- **GOAL**:
Filter the records for lines holding the string "that".

- **PROVIDED RECORDS**:
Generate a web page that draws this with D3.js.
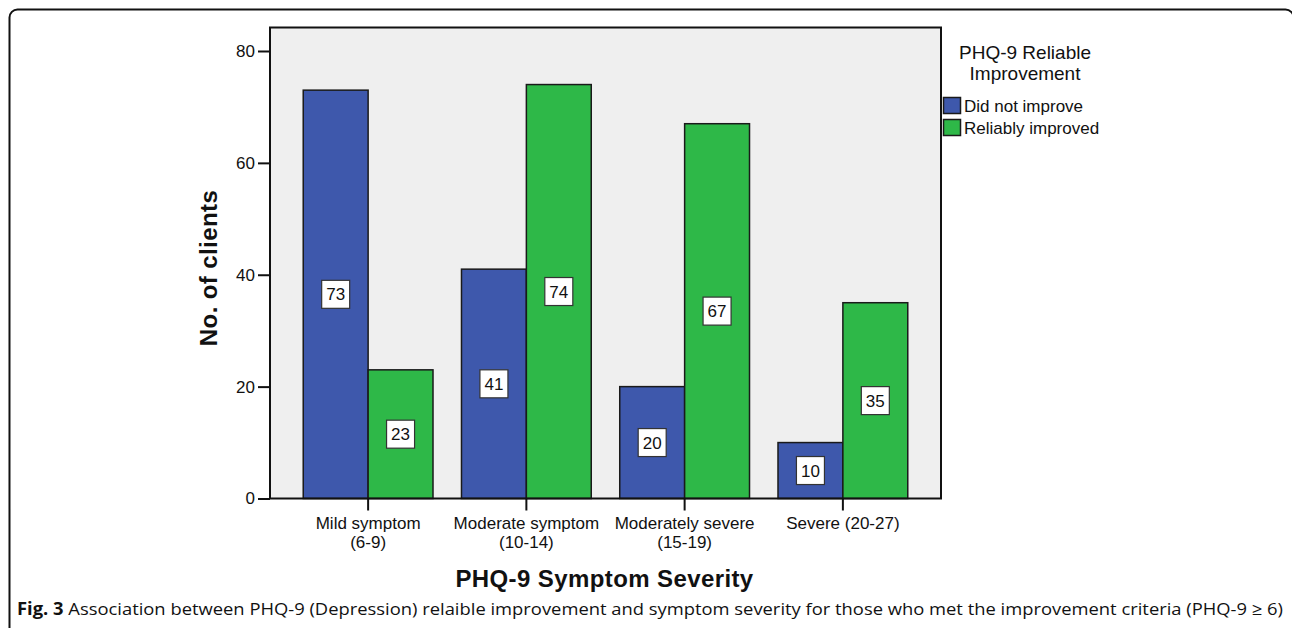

* * *

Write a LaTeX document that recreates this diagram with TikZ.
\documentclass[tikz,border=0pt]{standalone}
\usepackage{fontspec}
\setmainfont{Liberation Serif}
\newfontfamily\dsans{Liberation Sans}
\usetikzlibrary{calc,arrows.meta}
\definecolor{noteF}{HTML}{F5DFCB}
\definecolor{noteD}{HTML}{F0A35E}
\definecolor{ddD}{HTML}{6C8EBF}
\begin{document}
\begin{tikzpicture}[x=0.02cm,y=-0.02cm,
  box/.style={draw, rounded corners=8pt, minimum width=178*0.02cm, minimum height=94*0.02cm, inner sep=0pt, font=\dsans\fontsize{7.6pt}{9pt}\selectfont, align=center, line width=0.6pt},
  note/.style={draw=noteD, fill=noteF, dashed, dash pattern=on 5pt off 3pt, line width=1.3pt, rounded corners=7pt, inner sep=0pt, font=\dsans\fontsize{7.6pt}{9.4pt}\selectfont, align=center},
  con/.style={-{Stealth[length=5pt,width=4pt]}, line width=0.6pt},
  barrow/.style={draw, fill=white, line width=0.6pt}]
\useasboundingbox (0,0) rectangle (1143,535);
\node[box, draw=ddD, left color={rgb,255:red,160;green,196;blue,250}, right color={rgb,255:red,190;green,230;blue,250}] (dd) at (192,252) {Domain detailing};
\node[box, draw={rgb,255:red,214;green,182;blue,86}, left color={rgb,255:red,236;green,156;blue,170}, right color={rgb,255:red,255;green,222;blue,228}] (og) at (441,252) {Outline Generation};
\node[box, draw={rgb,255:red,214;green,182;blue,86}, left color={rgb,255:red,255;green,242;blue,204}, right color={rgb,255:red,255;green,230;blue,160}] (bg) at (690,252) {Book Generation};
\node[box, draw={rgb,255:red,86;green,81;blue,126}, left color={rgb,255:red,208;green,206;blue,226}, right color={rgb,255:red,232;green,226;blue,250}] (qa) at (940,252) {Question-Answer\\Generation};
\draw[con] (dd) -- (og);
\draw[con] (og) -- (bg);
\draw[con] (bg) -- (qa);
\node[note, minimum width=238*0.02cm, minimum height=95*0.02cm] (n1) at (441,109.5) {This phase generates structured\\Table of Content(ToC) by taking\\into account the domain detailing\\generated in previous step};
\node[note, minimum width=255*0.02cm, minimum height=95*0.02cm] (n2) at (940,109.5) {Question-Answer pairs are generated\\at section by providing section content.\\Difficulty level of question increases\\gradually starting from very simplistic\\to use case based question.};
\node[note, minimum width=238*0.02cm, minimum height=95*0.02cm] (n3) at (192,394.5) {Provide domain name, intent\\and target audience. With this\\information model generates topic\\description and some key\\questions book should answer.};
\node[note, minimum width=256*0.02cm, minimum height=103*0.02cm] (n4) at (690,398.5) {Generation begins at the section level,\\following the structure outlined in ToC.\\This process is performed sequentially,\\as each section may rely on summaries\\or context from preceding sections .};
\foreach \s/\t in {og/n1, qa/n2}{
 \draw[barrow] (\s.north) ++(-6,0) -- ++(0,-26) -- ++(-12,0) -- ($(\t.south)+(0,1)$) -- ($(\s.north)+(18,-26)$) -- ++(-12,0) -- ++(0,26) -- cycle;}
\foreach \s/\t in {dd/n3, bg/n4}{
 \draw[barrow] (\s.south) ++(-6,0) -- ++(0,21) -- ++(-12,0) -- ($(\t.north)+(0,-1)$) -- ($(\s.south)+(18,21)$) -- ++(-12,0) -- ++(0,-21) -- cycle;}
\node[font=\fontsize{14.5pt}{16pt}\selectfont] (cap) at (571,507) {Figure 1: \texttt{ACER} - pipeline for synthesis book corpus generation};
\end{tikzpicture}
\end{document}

- **THE SOLUTION**:
Generate a web page that draws this with D3.js.
Write a LaTeX document that recreates this diagram with TikZ.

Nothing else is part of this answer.